The vertical approach may have another advantage... by using two stereo amps, you change the WAY crosstalk affects the system. With horizontal, the crosstalk affects the CHANNELS. With vertical, if affects the BANDS. One could theorize that the detriment from crosstalk in the crossover region could be less important than removing inter-channel crosstalk and making imaging even more "precise". We're really switching certain advantages and disadvantages with the vert vs. horiz. arrangements. Which produces the overall subjectively better should could actually vary depending on strengths and weaknesses of the speakers involved - or even the general type of music the listener in question is into.
I still like "monoblock with it's own supply per channel per band" thinking.
It's so extreme it's GOT to be audiophile. It's GOT to be good.
Separate circuit from the panel, each with it's own power conditioner too!! Woo hoo!
Cheers,
Presto
with the actual nature of the signal, and acoustic results when we listen at home.
Even in a good say coincident even sound-field mike recording, the total signal even through n-speakers is STILL mostly mono. The difference signals are small and for us the critical factor is their mids and higher, in those channels so that we get a sound field. JBTW position is orthogonal to music. IE Phase, timing, and FR are aspects of the same signal not separate.
What I'm focussed on is how hard a system is working and how to make that as inaudible as possible.
This is a hobby about the small stuff, which is crucial, so maybe it's not 'small', eh?
Bass instruments still have overtones and they do more to tell us how they are played, and how they are being reproduced.
I bought the vertical argument and went with one channel of my modified LEAKS in triode mode. They have seriously large PSU's for baby valve amps at over 20 joules each. Then the designer of my speakers reminded me about how Linn/Naim systems were always done horizontally and that I should try it, even just bi-amped ones.

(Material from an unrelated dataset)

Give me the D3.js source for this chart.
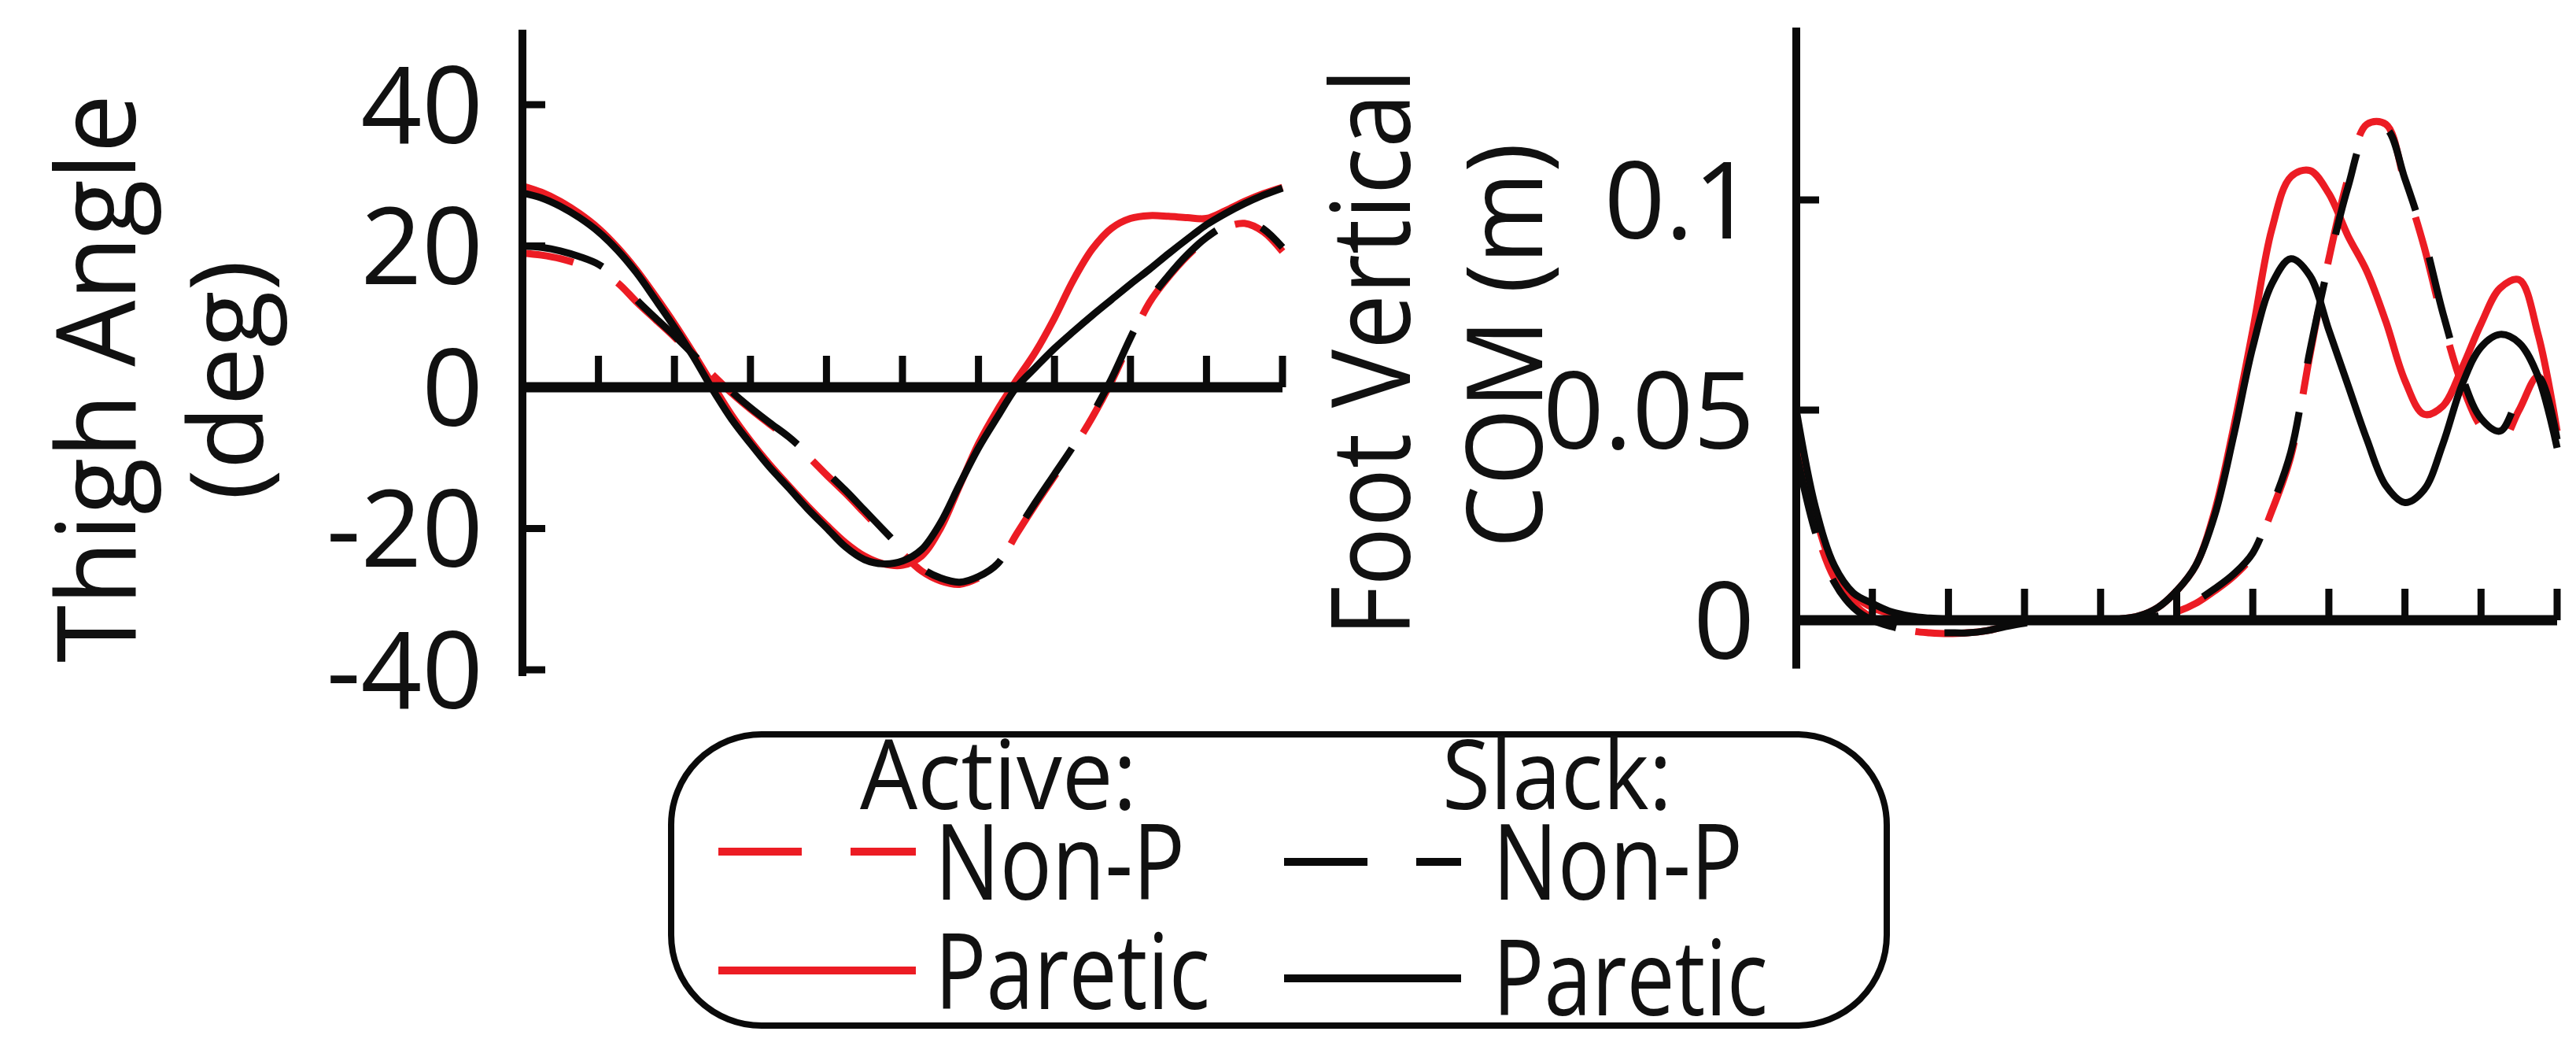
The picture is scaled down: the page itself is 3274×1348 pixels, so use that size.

S'nap.
Given their task and PSU reserves both amps were loafing (into an easy non-reactive highish/efficient and sensitive load.) Yet one way around the sound was a lot nicer! The only real difference is the task the PSU's faced. One had to work hard but we minimised its impact on the total sound. The other PSU whose impact on the total sound was empirically potentially far greater was having a very easy time.
The only valid distinction between vertical and horizontal as terms is that in one we ask each PSU to deal with the demands of a full range signal one supply per speaker, and the other we isolate each PSU to lows or to highs.
That is, a single PSU for each power amplifier is neither horizontal or vertical, no matter how many chassis we use or how they're wired, it just is multi-amped. yes/
Note that a post in response is preferred.
Warmest
Timothy Bailey
The Skyptical Mensurer and Audio Scrounger
And gladly would he learn and gladly teach - Chaucer. ;-)!
'Still not saluting.'
I'm not obsessing, I am speculating.
I fully agree that the division of bass currents between amps is beneficial. Actually, *channel* separation is improved as well. You have a completely separate amp for left and right channels all the way back to the wall plug. You could even go as far as to keep the circuits separate back to the panelboard (with one circuit per amp). Interchannel crosstalk is now moved between bands.
You get the benefits of bi-amping, the benefits of dividing up the bass current to both amps *and* the benefit of having what amounts to "dual channel monoblocks".
Horizontal is now the orientation that seems... silly!
Cheers,
Presto
Interesting. It makes sense from a power consumption standpoint.
Does one not lose the improved crosstalk from having separate power supplies for low/hi in the horizontal bi-amp though?
That would make for an interesting A/B comparison, or H/V in this case hahaha.
Cheers,
Presto
JBTW differing power outputs in two stereo power amps only matters - for passive bi-amping - if their voltage gains don't match.
And in any case the mid-treble amp is not going to be working hard at all, so lower power consumption there, no?
:-)!
Note that a post in response is preferred.
Warmest
Timothy Bailey
The Skyptical Mensurer and Audio Scrounger
And gladly would he learn and gladly teach - Chaucer. ;-)!